Source material:
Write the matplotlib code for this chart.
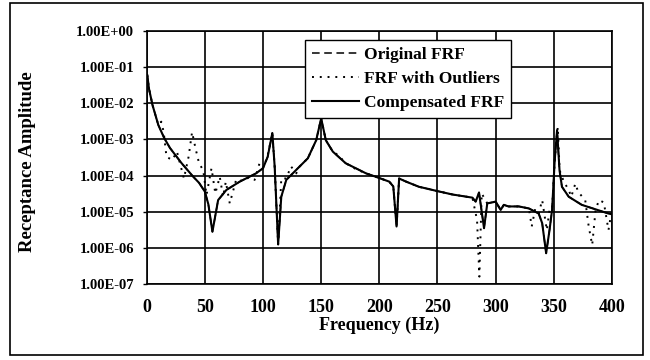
import matplotlib
matplotlib.use('Agg')
import matplotlib.pyplot as plt
from matplotlib.patches import Rectangle

plt.rcParams['font.family'] = ['Liberation Serif', 'DejaVu Serif']
plt.rcParams['font.weight'] = 'bold'

# Compensated FRF (solid line)
freq_comp = [0.5, 2, 5, 10, 15, 20, 30, 40, 45, 50, 53, 56.5, 61.4, 68.5, 80, 94,
             100, 104, 108, 110, 113, 115.7, 120, 130, 138.5, 145.7, 150, 154, 160,
             171, 188.6, 198.5, 208.5, 212, 214.8, 217, 223, 234, 243, 248.6, 262.8,
             280, 282.8, 285.7, 290, 292.8, 300, 304.3, 307, 311, 320, 328.6, 337,
             340, 343.4, 346.3, 348.5, 350.8, 352.8, 354.9, 357, 362.8, 374, 385.7,
             397, 400]
amp_comp = [6.0e-2, 2.5e-2, 8.9e-3, 2.5e-3, 1.1e-3, 5.8e-4, 2.2e-4, 9.3e-5, 6.3e-5,
            3.6e-5, 1.6e-5, 2.8e-6, 2.1e-5, 4.0e-5, 6.8e-5, 1.15e-4,
            1.6e-4, 3.3e-4, 1.5e-3, 1.8e-4, 1.25e-6, 2.6e-5, 7.6e-5, 1.6e-4, 3.0e-4,
            9.5e-4, 3.8e-3, 9.5e-4, 4.6e-4,
            2.2e-4, 1.15e-4, 8.9e-5, 6.8e-5, 5.0e-5, 3.9e-6, 8.3e-5, 6.8e-5, 4.9e-5,
            4.2e-5, 3.8e-5, 3.0e-5,
            2.45e-5, 1.9e-5, 3.4e-5, 3.5e-6, 1.7e-5, 1.9e-5, 1.12e-5, 1.55e-5, 1.4e-5,
            1.4e-5, 1.23e-5, 8.9e-6,
            4.8e-6, 7.1e-7, 3.1e-6, 1.12e-5, 2.7e-4, 1.8e-3, 1.4e-4, 4.9e-5, 2.6e-5,
            1.55e-5, 1.17e-5, 8.9e-6, 8.5e-6]

# Original FRF (dashed) lies on top of the compensated curve
freq_orig = list(freq_comp)
amp_orig = list(amp_comp)

# FRF with outliers (dotted)
freq_out = [0.5, 2, 5, 10, 12.5, 14.6, 17, 22, 26, 32, 36, 39, 42, 45, 48.6, 51.4,
            55.7, 59, 62.8, 65.7, 68, 71.4, 77, 83, 88, 92.8, 97, 100, 103.7, 108,
            110, 113, 115.7, 120, 124, 128.6, 130, 138.5, 145.7, 150, 154, 160, 165,
            171, 180, 188.6, 198.5, 208.5, 212, 214.8, 217, 223, 234, 243, 248.6,
            262.8, 280, 284, 286, 288, 292.8, 300, 304.3, 307, 311, 320, 328.6, 331,
            334, 337, 340, 344, 346.3, 348.5, 350.8, 353.4, 355, 358.6, 362.8, 365,
            368.5, 371, 377, 380, 383, 386, 389, 393, 397, 400]
amp_out = [6.0e-2, 2.5e-2, 8.9e-3, 2.5e-3, 3.1e-3, 1.6e-3, 3.3e-4, 2.7e-4, 4.6e-4,
           8.3e-5, 3.3e-4, 1.6e-3, 5.6e-4, 2.2e-4, 1.4e-4, 2.9e-5,
           1.6e-4, 3.2e-5, 9.3e-5, 2.6e-5, 6.8e-5, 1.7e-5, 7.9e-5, 7.0e-5, 9.0e-5,
           7.6e-5, 2.2e-4, 1.6e-4, 3.3e-4, 1.5e-3,
           1.8e-4, 1.25e-6, 8.3e-5, 8.3e-5, 1.8e-4, 1.15e-4, 1.6e-4, 3.0e-4, 9.5e-4,
           3.8e-3, 9.5e-4, 4.6e-4, 3.6e-4,
           2.2e-4, 1.5e-4, 1.15e-4, 8.9e-5, 6.8e-5, 5.0e-5, 3.9e-6, 8.3e-5, 6.8e-5,
           4.9e-5, 4.2e-5, 3.8e-5,
           3.0e-5, 2.45e-5, 5.9e-6, 1.6e-7, 3.2e-5, 1.7e-5, 1.9e-5, 1.12e-5, 1.55e-5,
           1.4e-5, 1.4e-5, 1.23e-5, 3.9e-6,
           1.2e-5, 8.9e-6, 2.1e-5, 3.1e-6, 1.12e-5, 1.12e-5, 2.7e-4, 2.2e-3, 1.4e-4,
           6.8e-5, 4.0e-5, 2.6e-5,
           6.0e-5, 3.5e-5, 2.1e-5, 3.9e-6, 1.2e-6, 1.2e-5, 2.1e-5, 1.8e-5, 3.1e-6,
           1.2e-5]

y_ticks = [1e0, 1e-1, 1e-2, 1e-3, 1e-4, 1e-5, 1e-6, 1e-7]
y_labels = ['1.00E+00', '1.00E-01', '1.00E-02', '1.00E-03', '1.00E-04',
            '1.00E-05', '1.00E-06', '1.00E-07']
x_ticks = [0, 50, 100, 150, 200, 250, 300, 350, 400]

fig = plt.figure(figsize=(6.5, 3.6), dpi=100)
ax = fig.add_axes([0.2257, 0.2111, 0.7158, 0.7028])

ax.plot(freq_orig, amp_orig, color='black', linestyle=(0, (5, 3)), linewidth=1.1, label='Original FRF')
ax.plot(freq_out, amp_out, color='black', linestyle=(0, (1, 3)), linewidth=1.4, label='FRF with Outliers')
ax.plot(freq_comp, amp_comp, color='black', linestyle='-', linewidth=1.5, label='Compensated FRF')

ax.set_yscale('log')
ax.set_xlim(0, 400)
ax.set_ylim(1e-7, 1e0)
ax.set_xticks(x_ticks)
ax.set_xticklabels([str(t) for t in x_ticks], fontsize=13, fontweight='bold')
ax.set_yticks(y_ticks)
ax.set_yticklabels(y_labels, fontsize=10.5, fontweight='bold')
ax.minorticks_off()
ax.tick_params(axis='x', length=0, pad=11)
ax.tick_params(axis='y', length=3, width=1, pad=6, direction='out')
ax.grid(True, color='black', linewidth=1.2)
for s in ax.spines.values():
    s.set_linewidth(1.2)

ax.set_xlabel('Frequency (Hz)', fontsize=13, fontweight='bold', labelpad=0)
fig.text(0.042, 0.55, 'Receptance Amplitude', rotation=90, fontsize=13.5,
         fontweight='bold', ha='center', va='center')

leg = ax.legend(loc='upper left', bbox_to_anchor=(0.34, 0.964), fancybox=False,
                edgecolor='black', framealpha=1, fontsize=12.5, handlelength=2.7,
                borderpad=0.4, labelspacing=0.45, handletextpad=0.3, borderaxespad=0)
leg.get_frame().set_linewidth(1.0)

# outer frame around the whole chart
fig.patches.append(Rectangle((0.0154, 0.0139), 0.974, 0.978, transform=fig.transFigure,
                             fill=False, edgecolor='black', linewidth=1.2))

fig.savefig('out.png', dpi=100)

Exercise aim: Take the lines from the start of the material to the line with "amp_orig = list(amp_comp)", both included, and transcribe them exactly without the pictures.

Task solution:
Write the matplotlib code for this chart.
import matplotlib
matplotlib.use('Agg')
import matplotlib.pyplot as plt
from matplotlib.patches import Rectangle

plt.rcParams['font.family'] = ['Liberation Serif', 'DejaVu Serif']
plt.rcParams['font.weight'] = 'bold'

# Compensated FRF (solid line)
freq_comp = [0.5, 2, 5, 10, 15, 20, 30, 40, 45, 50, 53, 56.5, 61.4, 68.5, 80, 94,
             100, 104, 108, 110, 113, 115.7, 120, 130, 138.5, 145.7, 150, 154, 160,
             171, 188.6, 198.5, 208.5, 212, 214.8, 217, 223, 234, 243, 248.6, 262.8,
             280, 282.8, 285.7, 290, 292.8, 300, 304.3, 307, 311, 320, 328.6, 337,
             340, 343.4, 346.3, 348.5, 350.8, 352.8, 354.9, 357, 362.8, 374, 385.7,
             397, 400]
amp_comp = [6.0e-2, 2.5e-2, 8.9e-3, 2.5e-3, 1.1e-3, 5.8e-4, 2.2e-4, 9.3e-5, 6.3e-5,
            3.6e-5, 1.6e-5, 2.8e-6, 2.1e-5, 4.0e-5, 6.8e-5, 1.15e-4,
            1.6e-4, 3.3e-4, 1.5e-3, 1.8e-4, 1.25e-6, 2.6e-5, 7.6e-5, 1.6e-4, 3.0e-4,
            9.5e-4, 3.8e-3, 9.5e-4, 4.6e-4,
            2.2e-4, 1.15e-4, 8.9e-5, 6.8e-5, 5.0e-5, 3.9e-6, 8.3e-5, 6.8e-5, 4.9e-5,
            4.2e-5, 3.8e-5, 3.0e-5,
            2.45e-5, 1.9e-5, 3.4e-5, 3.5e-6, 1.7e-5, 1.9e-5, 1.12e-5, 1.55e-5, 1.4e-5,
            1.4e-5, 1.23e-5, 8.9e-6,
            4.8e-6, 7.1e-7, 3.1e-6, 1.12e-5, 2.7e-4, 1.8e-3, 1.4e-4, 4.9e-5, 2.6e-5,
            1.55e-5, 1.17e-5, 8.9e-6, 8.5e-6]

# Original FRF (dashed) lies on top of the compensated curve
freq_orig = list(freq_comp)
amp_orig = list(amp_comp)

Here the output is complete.